The earliest known sewn-boat designs were from ancient Egypt, the most famous of which is the 43 metres long Khufu ship now preserved near the Great pyramid of Giza. Since then, the technique has been used throughout the history of seafaring and became characteristic of the western Indian Ocean region in particular. These sewn vessels, which came into existence over two thousand years ago, have been remarked upon by voyagers since antiquity.
In the north-eastern regions of Somalia, a locally made Somali sailing boat called the beden is the last sewn vessel to survive on the western shores of the Indian Ocean. No metal fastenings are used in the construction of this ancient vessel and the planks of wood are sewn together with coir cord (coconut fibre).
In the past, the beden was used as a merchant vessel to transport goods and livestock across the Indian Ocean, but it is now almost exclusively used for fishing ( particular for shark fishing). They are believed to have survived in the Puntland region due to local needs. The beden’s ability to endure the shock of striking the shore as they rode in through the surf made it the preferred vessel above all others.
The ancient mode of boat-building was still being employed by locals in Bandar Bayla, Foar, and Hafun well into the 1970s. By the 1980s, nearly 200 bedens were still in use in the region. The craft is now close to reaching the point of extinction as most beden’s have now been replaced in favour of fibreglass boats that are manufactured by a local boatyard.
The following is an account by Neville Chittick based on his observations of the construction of beden’s at Bandar Bayla, Foar, and Hafun.
A representative boat at Bender Beyle was 10.0 m overall, with a beam of 1-82 m. The hull has a hard chine; normally, it seems the planking has five strakes, plus a sixth near the bow. The Stern and stem post are both raking, and project well above the gunwale. The rake of the stem is greater than that of the stern. In one instance (near Hafun) the prow is decorated with an incised design, which looks symbolic; if so the significance is unknown. The first strake is sewn to the keel; the lowest two strakes (and perhaps more) are fixed in position before the stern and stem post are fitted.
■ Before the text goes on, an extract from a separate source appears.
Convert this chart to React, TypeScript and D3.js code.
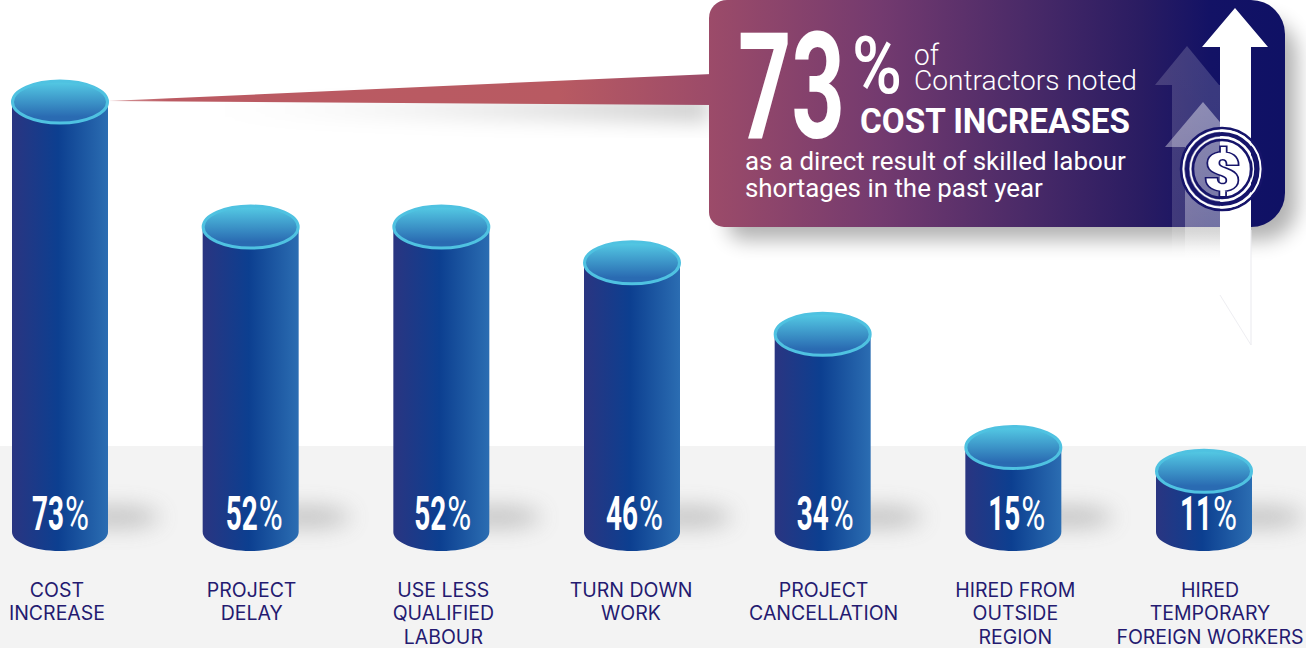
import React from "react";
import * as d3 from "d3";

// Survey results: share of contractors reporting each effect of labour shortages
const categories = [
  "Cost increase",
  "Project delay",
  "Use less qualified labour",
  "Turn down work",
  "Project cancellation",
  "Hired from outside region",
  "Hired temporary foreign workers",
];
const percentages = [73, 52, 52, 46, 34, 15, 11];
const labelLines = [
  ["COST", "INCREASE"],
  ["PROJECT", "DELAY"],
  ["USE LESS", "QUALIFIED", "LABOUR"],
  ["TURN DOWN", "WORK"],
  ["PROJECT", "CANCELLATION"],
  ["HIRED FROM", "OUTSIDE", "REGION"],
  ["HIRED", "TEMPORARY", "FOREIGN WORKERS"],
];
const labelNudges = [-3, 1, 2, -1, 1, 2, 6];
const valueNudges = [0, 3, 1, 2, 2, 3, 4];

const W = 1306;
const H = 648;
const BAR_W = 96;
const RY = 21;
const BASE_Y = 532;

const x = d3.scalePoint<string>().domain(categories).range([60, 1204]);
const y = d3.scaleLinear().domain([0, 73]).range([536.8, 102]);

const cylinderPath = (cx: number, topY: number) => {
  const rx = BAR_W / 2;
  const k = 0.5523;
  const l = cx - rx;
  const r = cx + rx;
  const p = d3.path();
  p.moveTo(l, topY);
  p.lineTo(r, topY);
  p.lineTo(r, BASE_Y);
  p.bezierCurveTo(r, BASE_Y + k * 19, cx + k * rx, BASE_Y + 19, cx, BASE_Y + 19);
  p.bezierCurveTo(cx - k * rx, BASE_Y + 19, l, BASE_Y + k * 19, l, BASE_Y);
  p.closePath();
  return p.toString();
};

// Rounded panel whose four corners use different radii
const panelPath = (l: number, t: number, r: number, b: number, tl: number, tr: number, br: number, bl: number) => {
  const p = d3.path();
  p.moveTo(l + tl, t);
  p.lineTo(r - tr, t);
  p.arcTo(r, t, r, t + tr, tr);
  p.lineTo(r, b - br);
  p.arcTo(r, b, r - br, b, br);
  p.lineTo(l + bl, b);
  p.arcTo(l, b, l, b - bl, bl);
  p.lineTo(l, t + tl);
  p.arcTo(l, t, l + tl, t, tl);
  p.closePath();
  return p.toString();
};

const arrowPath = (cx: number, tip: number, headBase: number, halfHead: number, shaftL: number, shaftR: number, end: number) =>
  d3.line()([
    [cx, tip],
    [cx + halfHead, headBase],
    [shaftR, headBase],
    [shaftR, end],
    [shaftL, end],
    [shaftL, headBase],
    [cx - halfHead, headBase],
  ]) + "Z";

const sans = "Roboto";
const navy = "#16146a";

// Condensed lettering: the installed face is narrowed horizontally to a set width
const measureCtx = document.createElement("canvas").getContext("2d")!;
function Fitted({ text, left, base, size, weight, width, fill = "#fff" }: {
  text: string; left: number; base: number; size: number; weight: number; width: number; fill?: string;
}) {
  measureCtx.font = `${weight} ${size}px ${sans}`;
  const sx = width / measureCtx.measureText(text).width;
  return (
    <text transform={`translate(${left},${base}) scale(${sx},1)`} fontFamily={`${sans}, sans-serif`} fontWeight={weight} fontSize={size} fill={fill}>
      {text}
    </text>
  );
}

export default function App() {
  return (
    <svg width={W} height={H} style={{ position: "absolute", left: 0, top: 0, display: "block", background: "#fff" }}>
      <defs>
        <linearGradient id="body" x1="0" x2="1" y1="0" y2="0">
          <stop offset="0" stopColor="#2a3581" />
          <stop offset="0.48" stopColor="#0c3f90" />
          <stop offset="1" stopColor="#2b6db2" />
        </linearGradient>
        <linearGradient id="cap" x1="0" x2="0" y1="0" y2="1">
          <stop offset="0.05" stopColor="#52c6e2" />
          <stop offset="0.85" stopColor="#2a6bb2" />
        </linearGradient>
        <linearGradient id="callout" x1="0" x2="1" y1="0" y2="0">
          <stop offset="0" stopColor="#9c4b69" />
          <stop offset="0.3" stopColor="#733a6f" />
          <stop offset="0.55" stopColor="#4a2a68" />
          <stop offset="0.75" stopColor="#2a1c62" />
          <stop offset="0.87" stopColor="#131265" />
          <stop offset="1" stopColor="#0f1165" />
        </linearGradient>
        <linearGradient id="pointer" gradientUnits="userSpaceOnUse" x1="108" x2="709" y1="0" y2="0">
          <stop offset="0" stopColor="#d9a0a2" />
          <stop offset="0.1" stopColor="#bb5a62" />
          <stop offset="0.75" stopColor="#b85a62" />
          <stop offset="1" stopColor="#9c4b69" />
        </linearGradient>
        <linearGradient id="pointerShadow" gradientUnits="userSpaceOnUse" x1="200" x2="709" y1="0" y2="0">
          <stop offset="0" stopColor="#000" stopOpacity="0" />
          <stop offset="1" stopColor="#000" stopOpacity="0.2" />
        </linearGradient>
        <linearGradient id="fadeMid" gradientUnits="userSpaceOnUse" x1="0" x2="0" y1="46" y2="300">
          <stop offset="0" stopColor="#fff" stopOpacity="0.17" />
          <stop offset="0.7" stopColor="#fff" stopOpacity="0.15" />
          <stop offset="1" stopColor="#fff" stopOpacity="0" />
        </linearGradient>
        <linearGradient id="fadeLow" gradientUnits="userSpaceOnUse" x1="0" x2="0" y1="102" y2="300">
          <stop offset="0" stopColor="#fff" stopOpacity="0.42" />
          <stop offset="0.65" stopColor="#fff" stopOpacity="0.3" />
          <stop offset="1" stopColor="#fff" stopOpacity="0" />
        </linearGradient>
        <filter id="blurWide" x="-30%" y="-60%" width="160%" height="220%">
          <feGaussianBlur stdDeviation="10" />
        </filter>
        <filter id="blurBar" x="-60%" y="-200%" width="220%" height="500%">
          <feGaussianBlur stdDeviation="11" />
        </filter>
      </defs>

      <rect x="0" y="446" width={W} height={H - 446} fill="#f3f3f3" />

      {/* soft shadows cast to the right of each cylinder */}
      {percentages.map((_, i) => {
        const cx = x(categories[i])!;
        return <ellipse key={i} cx={cx + BAR_W / 2 + 8} cy={517} rx={44} ry={10} fill="#777" opacity={0.42} filter="url(#blurBar)" />;
      })}

      {/* callout shadow */}
      <polygon points="200,108 709,96 709,122 200,112" fill="url(#pointerShadow)" filter="url(#blurWide)" />
      <path d={panelPath(728, 20, 1297, 240, 18, 34, 34, 15)} fill="#000" opacity={0.3} filter="url(#blurWide)" />

      {/* connector from the first cylinder to the callout */}
      <polygon points="108,101 712,74 712,105" fill="url(#pointer)" />

      {percentages.map((v, i) => {
        const cx = x(categories[i])!;
        const top = y(v);
        const valueLeft = cx - 28 + valueNudges[i];
        return (
          <g key={categories[i]}>
            <path d={cylinderPath(cx, top)} fill="url(#body)" />
            <ellipse cx={cx} cy={top} rx={BAR_W / 2 - 0.5} ry={RY} fill="url(#cap)" stroke="#4fc2e1" strokeWidth={3} />
            <Fitted text={String(v)} left={valueLeft} base={530} size={49} weight={700} width={32} />
            <Fitted text="%" left={valueLeft + 33} base={530} size={49} weight={400} width={24} />
            {labelLines[i].map((line, j) => (
              <text
                key={line}
                x={cx + labelNudges[i]}
                y={597 + j * 23.3}
                textAnchor="middle"
                fontFamily="Inter, sans-serif"
                fontSize={19.5}
                fill="#241a70"
              >
                {line}
              </text>
            ))}
          </g>
        );
      })}

      {/* callout panel */}
      <path d={panelPath(709, 0, 1285, 227, 18, 34, 34, 15)} fill="url(#callout)" />

      <Fitted text="73" left={738} base={138} size={148} weight={700} width={107} />
      <Fitted text="%" left={852} base={93} size={80} weight={500} width={50} />
      <Fitted text="of" left={914} base={65} size={29} weight={300} width={25} />
      <Fitted text="Contractors noted" left={914} base={90} size={28.5} weight={300} width={223} />
      <Fitted text="COST INCREASES" left={860} base={133} size={35} weight={700} width={271} />
      <Fitted text="as a direct result of skilled labour" left={745} base={170} size={26.5} weight={400} width={381} />
      <Fitted text="shortages in the past year" left={745} base={197} size={26.5} weight={400} width={298} />

      {/* rising arrows */}
      <path d={arrowPath(1187, 46, 85, 32, 1172, 1220, 300)} fill="url(#fadeMid)" />
      <path d={arrowPath(1203, 102, 147, 38, 1185, 1220, 300)} fill="url(#fadeLow)" />
      <path d={arrowPath(1235, 8, 47, 33, 1220, 1251, 345)} fill="#fff" />
      <line x1="1251" y1="230" x2="1251" y2="345" stroke="#e9e9ee" strokeWidth={1} />
      <line x1="1220" y1="295" x2="1251" y2="345" stroke="#eeeef2" strokeWidth={1} />

      {/* coin: open rings over the arrows, dollar sign in the middle */}
      <g transform="translate(1222,169)" fill="none">
        <circle r={41} stroke={navy} strokeWidth={2.5} />
        <circle r={38.6} stroke="#fff" strokeWidth={2} />
        <circle r={35} stroke={navy} strokeWidth={4} />
        <circle r={31.5} stroke="#fff" strokeWidth={1.5} />
        <circle r={29} stroke={navy} strokeWidth={2.5} />
        <text transform="translate(0,21) scale(1.2,1)" textAnchor="middle" fontFamily="Roboto, sans-serif" fontWeight={900} fontSize={52} fill="#fff" stroke={navy} strokeWidth={3} paintOrder="stroke">$</text>
      </g>
    </svg>
  );
}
The planks are only 0.02 m thick, but are given more stability by a stout gunwale, which is securely pegged to the uppermost strake. There are a considerable number of ribs, apparently naturally grown, trimmed crooks. These are alternately full frames, having the profile of both sides of the vessel, and half frames with the profile of one side. These are added after the strakes have been fixed in position and the hull is complete. The boat is additionally supported by thwarts, which are sewn to the hull. The rudder is relatively very small, and attached to the stern post by grommets and operated by a cord attached to its trailing edge on either side. The mast is short and stout, the single yard very long; the sail, of cloth, is lateen-rigged in similar fashion to the dhows found further south. The boats are provided with sweeps, consisting of a round blade bound to a pole. Anchors are typically oval slabs of stone, with one hole for a wooden rod serving as a fluke, and another hole for the cable; iron grapnels are also used.
The caulking and sewing of the boats is done as one continuous operation. At Hafun, pitch (obtained commercially) was being poured into the seams from the inner side of the vessel. Over this is placed a fibrous tow-like substance which is beaten out of a plant which, I was told at Fu’ar, is obtained from not far off in the hinterland. This band is then sewn into position. The sewing was traditonally done with coir string as appears to have been the case throughout the Indian Ocean. One or two old bedens at Bender Beyle, in need of repair, were sewn with such string, which must be brought from further south, probably Kenya or Zanzibar, for there are no coconut palms in this region. Restitching of such boats at the present day, however, is done with whitish fishing-line. The holes drilled for the cord are plugged after sewing, but the stitches on the outside are not cut away when this is completed, as is stated to be done in the case of the mtepe. Additionally, the strakes were held together by cylindrical treenails set vertically in the adjacent planks – as opposed to being at an angle, as was the case with the mtepe. At bow and stern the strakes appear to be fitted into rabbets on the stem and stern posts. The joints in these positions and at the junction with the keel are sewn with the fibre band outside.
Large mats are placed within the bedens, presumably to keep caught fish out of the bilge. The mats are removed when the boat is ashore.
The timber for the planking and the like was variously said to come from Mombasa and Tanga, via Mogadishu and from India via Mukalla or Aden. The fishing-line now used for the sewing is no doubt obtained commercially.
An informant at Fu’ar stated that these boats had a life of very many years – indeed averred that the one I was photographing was 70 years old! He stated that the stitching needed replacing every 10 years. These figures are in such stark contrast with those given for the mtepe, mentioned above, that they must be surely exaggerated.
The boats are commonly drawn up the beach, even when in fairly protected waters, and always so when the beach is exposed. Six or seven men are said to be enough to drag the boat up the beach.
These bedens are, I was informed, in use from ‘Eil in the south (lat. 8°0’N) to Bargal (lat. 11°16’N), though I saw a few places west of Cape Guardafui.